Re: What pickups did Vinnie Moore use on Mind's Eye?
It all started when i discovered Yngwie in a Guitar World about three years ago and I've been on a shred craze ever since. Last week I got a $50 gift card(graduation present) to Tower Records and bought Mind's Eye and Edge of insanity. I trying to figure out why people hate Shrapnel artists:eek13: .
Ahhhh, there is hope for the youth of today!

Feels good every time I hear this. EDIT: Errrrr, I guess I should have said Ahhhh, the youth of 11 years ago!!!
I was a little younger than you in the late '80s when I started playing, and metal/shred was everywhere. The insanity probably peaked around '91, then a little fellow named Kurt Cobain appeared in '92 and slaughtered the entire metal genre almost overnight!

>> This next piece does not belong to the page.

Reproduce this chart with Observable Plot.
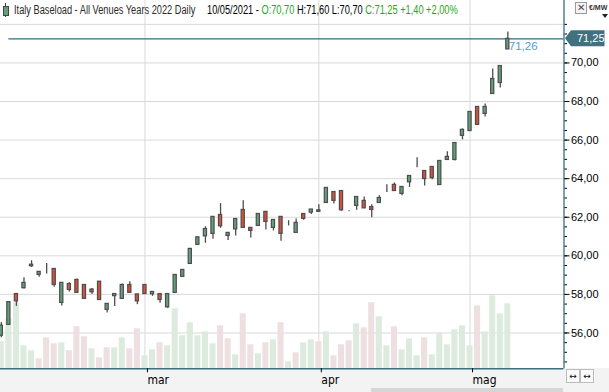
<!DOCTYPE html>
<html><head><meta charset="utf-8">
<script src="https://cdn.jsdelivr.net/npm/d3@7"></script>
<script src="https://cdn.jsdelivr.net/npm/@observablehq/plot@0.6"></script>
<style>
body{margin:0;background:#fff;}
#wrap{position:relative;width:609px;height:392px;overflow:hidden;background:linear-gradient(to bottom,#fff 0,#fff 368px,#f3f3f3 368px);font-family:"Liberation Sans",Arial,sans-serif;}
#wrap svg{position:absolute;left:0;top:0;}
.hdr{position:absolute;top:4px;white-space:nowrap;font-family:"Liberation Sans",Arial,sans-serif;font-size:12px;line-height:12px;transform:scaleX(0.77);transform-origin:0 0;}
.g{color:#1ea81e;}
.btn{position:absolute;top:369px;width:12px;height:12px;border:1px solid #bdbdbd;background:#fafafa;font-family:"DejaVu Sans",sans-serif;font-size:9px;line-height:12px;text-align:center;color:#111;}
</style></head><body><div id="wrap"></div>
<script>
// ---- data (index 0 = first visible session, early Feb 2021) ----
const opens  = [55.86,56.42,58.02,58.32,59.46,59.01,59.06,59.32,57.56,58.54,58.75,58.49,58.25,58.66,57.20,57.91,57.77,58.49,58.00,58.49,58.01,58.02,57.33,58.08,58.91,59.58,60.57,61.01,61.14,62.12,61.03,61.37,62.38,61.45,61.55,62.28,61.45,62.02,61.72,61.19,62.17,62.24,62.28,62.74,63.31,63.36,62.34,62.59,62.85,62.53,62.74,63.42,63.68,63.21,63.81,64.85,64.40,64.61,63.67,64.97,64.97,66.22,66.47,67.72,67.36,68.39,68.96,70.70];
const highs  = [56.55,57.62,58.05,58.87,59.75,59.17,59.60,59.32,58.60,58.61,58.80,58.49,58.31,58.66,57.51,58.02,58.54,58.66,58.00,58.49,58.13,58.02,58.02,59.01,59.27,60.36,60.96,61.51,62.02,62.71,61.19,61.91,62.86,61.45,62.17,62.28,61.86,62.02,61.82,61.91,62.17,62.40,62.65,63.52,63.31,63.36,62.34,63.05,63.05,62.65,63.11,63.68,63.78,63.57,64.14,65.09,64.40,64.61,64.92,65.39,65.85,66.58,67.46,67.72,67.87,69.69,69.84,71.60];
const lows   = [55.75,56.40,57.38,58.28,59.40,58.89,59.06,58.37,57.40,58.13,58.08,57.77,58.00,57.71,57.04,57.38,57.77,58.08,57.47,58.02,57.90,57.54,57.28,58.08,58.91,59.58,60.57,60.65,60.86,61.43,60.79,61.03,61.45,60.93,61.55,61.34,61.29,60.75,61.55,61.19,61.85,62.14,62.28,62.74,62.69,62.31,62.28,62.36,62.46,61.98,62.74,63.28,63.36,63.11,63.54,64.57,63.62,63.95,63.67,64.97,64.92,66.01,66.47,66.79,67.20,68.39,68.70,70.70];
const closes = [56.38,57.60,57.64,58.60,59.54,59.17,59.06,58.49,58.60,58.23,58.08,57.77,58.11,57.71,57.51,58.02,58.49,58.08,57.64,58.02,58.13,57.71,58.02,59.01,59.27,60.36,60.96,61.39,62.02,61.53,61.19,61.91,61.45,61.29,62.17,61.76,61.86,61.14,61.72,61.71,61.92,62.40,62.36,63.52,62.85,62.36,62.34,63.05,62.46,62.38,63.00,63.42,63.36,63.57,64.14,64.85,63.98,64.03,64.92,65.13,65.85,66.53,67.46,66.79,67.72,69.17,69.84,71.25];
const volumes= [27,50,66,23,18,10,31,25,26,18,42,32,20,11,21,21,31,20,40,13,19,26,23,60,33,46,33,37,25,43,30,14,55,24,15,26,29,46,7,16,26,29,27,37,13,24,28,45,41,66,52,23,42,19,30,13,31,14,36,24,39,43,23,63,37,73,55,65];
const monthTicks  = [19, 42, 62];
const monthLabels = ["mar", "apr", "mag"];
const priceTicks  = [56, 58, 60, 62, 64, 66, 68, 70];
const gridPrices  = [56, 58, 60, 62, 64, 66, 68, 70, 72];
const minorTicks  = d3.range(54.5, 72.01, 0.5);
const lastPrice = 71.25;
const lastPriceLabel = "71,25";
const cursorLabel = "71,26";

// ---- layout / style ----
const GREEN = "#62a07b", RED = "#d94f3b", EDGE = "#4d4d4d";
const VGREEN = "#dcebdd", VPINK = "#eedfe0";
const TEAL = "#3b6f80";
const xDomain = [-0.106, 74.43];
const yDomain = [54.144, 73.237];
const W = 609, H = 392;
const base = {width: W, height: H, marginLeft: 0, marginRight: 45.5, marginTop: 0, marginBottom: 23.7,
  style: {background: "transparent", fontFamily: "'Liberation Sans', Arial, sans-serif", fontSize: "11px", color: "#000", overflow: "visible"}};

const bars = opens.map((o, i) => ({i, open: o, high: highs[i], low: lows[i], close: closes[i], vol: volumes[i],
  up: closes[i] >= o, volUp: i === 0 || closes[i] >= closes[i - 1]}));

const wrap = document.getElementById("wrap");

// grid layer
const gridPlot = Plot.plot({...base,
  x: {domain: xDomain, axis: null}, y: {domain: yDomain, axis: null},
  marks: [
    Plot.ruleY(gridPrices, {stroke: "#d9d9d9", strokeWidth: 1}),
    Plot.ruleX(monthTicks, {stroke: "#d9d9d9", strokeWidth: 1})
  ]});
wrap.appendChild(gridPlot);

// volume layer
const volPlot = Plot.plot({...base,
  x: {domain: xDomain, axis: null}, y: {domain: [0, 100], range: [368.3, 268.3], axis: null},
  marks: [
    Plot.rectY(bars.filter(d => d.volUp), {x1: d => d.i - 0.4, x2: d => d.i + 0.4, y: "vol", fill: VGREEN}),
    Plot.rectY(bars.filter(d => !d.volUp), {x1: d => d.i - 0.4, x2: d => d.i + 0.4, y: "vol", fill: VPINK})
  ]});
wrap.appendChild(volPlot);

// price layer
const pricePlot = Plot.plot({...base,
  x: {domain: xDomain}, y: {domain: yDomain},
  marks: [
    Plot.ruleY([lastPrice], {x1: 1, x2: xDomain[1], stroke: "#2f6d82", strokeWidth: 1.2}),
    Plot.ruleX(bars, {x: "i", y1: "low", y2: "high", stroke: EDGE, strokeWidth: 1.3}),
    Plot.rect(bars.filter(d => d.up), {x1: d => d.i - 0.21, x2: d => d.i + 0.21, y1: "open", y2: "close", fill: GREEN, stroke: EDGE, strokeWidth: 1.2}),
    Plot.rect(bars.filter(d => !d.up), {x1: d => d.i - 0.21, x2: d => d.i + 0.21, y1: "open", y2: "close", fill: RED, stroke: EDGE, strokeWidth: 1.2}),
    Plot.ruleX([xDomain[1]], {stroke: TEAL, strokeWidth: 1.3}),
    Plot.ruleY([yDomain[0]], {stroke: TEAL, strokeWidth: 1.5}),
    Plot.axisY(minorTicks, {anchor: "right", tickSize: 2.5, tickFormat: () => "", label: null}),
    Plot.axisY(priceTicks, {anchor: "right", tickSize: 5, tickPadding: 2, label: null, fontSize: 11,
      tickFormat: d => d.toFixed(2).replace(".", ",")}),
    Plot.axisX(monthTicks, {anchor: "bottom", tickSize: 4, tickPadding: 2.5, label: null, textAnchor: "start", dx: 2.5,
      fontFamily: "'DejaVu Sans Condensed', 'Liberation Sans', sans-serif", fontSize: 12,
      tickFormat: d => monthLabels[monthTicks.indexOf(d)]}),
    Plot.text([bars.length - 1], {x: d => d, y: lastPrice, text: () => cursorLabel, dx: 1, dy: 7, textAnchor: "start", fill: "#4e9ed6", fontSize: 11.5})
  ]});
wrap.appendChild(pricePlot);

// last price tag on the right axis
{
  const ty = pricePlot.scale("y").apply(lastPrice);
  const x0 = pricePlot.scale("x").apply(xDomain[1]);
  const svg = d3.select(pricePlot);
  const l = x0 + 1.5, r = 604.5, h = 8;
  svg.append("path").attr("d", `M${l},${ty} L${l + 6},${ty - h} L${r},${ty - h} L${r},${ty + h} L${l + 6},${ty + h} Z`).attr("fill", "#41717f");
  svg.append("text").attr("x", 577).attr("y", ty + 4).attr("fill", "#fff").attr("text-anchor", "start")
    .attr("font-size", 11).attr("font-family", "'Liberation Sans', Arial, sans-serif").text(lastPriceLabel);
}

// header
wrap.insertAdjacentHTML("beforeend", `
<div style="position:absolute;left:5px;top:3px;width:1px;height:14px;background:#444"></div>
<div style="position:absolute;left:3px;top:6px;width:4px;height:8px;background:${GREEN};border:1px solid #444"></div>
<div class="hdr" style="left:14px;color:#2a2a2a">Italy Baseload - All Venues Years 2022 Daily</div>
<div class="hdr" style="left:207px;color:#000">10/05/2021 - <span class="g">O:70,70</span> H:71,60 L:70,70 <span class="g">C:71,25 +1,40 +2,00%</span></div>
<div style="position:absolute;left:575px;top:2px;width:10px;height:10px;border:1px solid #9a9a9a;background:#f4f4f4;font-size:10px;line-height:10px;text-align:center;color:#444">✕</div>
<div style="position:absolute;left:589px;top:4px;font-size:7px;font-weight:bold;color:#333;white-space:nowrap">€/MW</div>
<div style="position:absolute;left:602px;top:14px;width:0;height:0;border-left:3px solid transparent;border-right:3px solid transparent;border-top:4px solid #222"></div>
<div class="btn" style="left:566px">↔</div>
<div class="btn" style="left:580px">↔</div>
<div style="position:absolute;left:371px;top:388px;width:192px;height:4px;background:#d6d6d6"></div>
`);
</script>
</body></html>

I liked some of the better "alternative" bands, but wasn't sad to see them plummet into the abyss only ~6 years later under the weight of their own bloated pretense. Where are those former "A-level" MTV alternabands now??!!
The thing I resented most was the uppity Alterna-wankers who declared that it was no longer "cool" to play guitar solos, or even know how to play, or take a shower. Those fools looked very silly a few years later when it became obvious to everyone they had run out of ideas and were already getting long in the tooth. There was nothing else captivating about their "art", so they themselves disappeared almost overnight. Then the likes of the Boy Bands and the Wappers followed in their wake, for an even darker era of horror until metal was finally reborn.
Much of the '90s were dark times to be a technical player indeed. And an absolutely wretched era for the formerly great metal bands of the '80s. I never wavered in what I liked (you could buy metal gear CHEEEEP!!), although I did expand into other ideas at that time. In the end, I always come back to my first love, which is '70s/80s influenced hard rock/metal. Rock has always been about excess, and some people got carried with it and forgot about being "musicians", but man the best stuff was fun, and still is fun and still alive. Carry on!
You should check out Al di Meola. He came around starting in the '70s and influenced the likes of Yngwie and others. Al is my favorite steel string acoustic player. He can hold his own with anyone!
And before he was a forgetful elderly reality star and who picks up dog poop on camera, Ozzy was a killer in the '80s. Get all of his albums with Randy Rhoads and Jake E. Lee, which were recorded in his prime.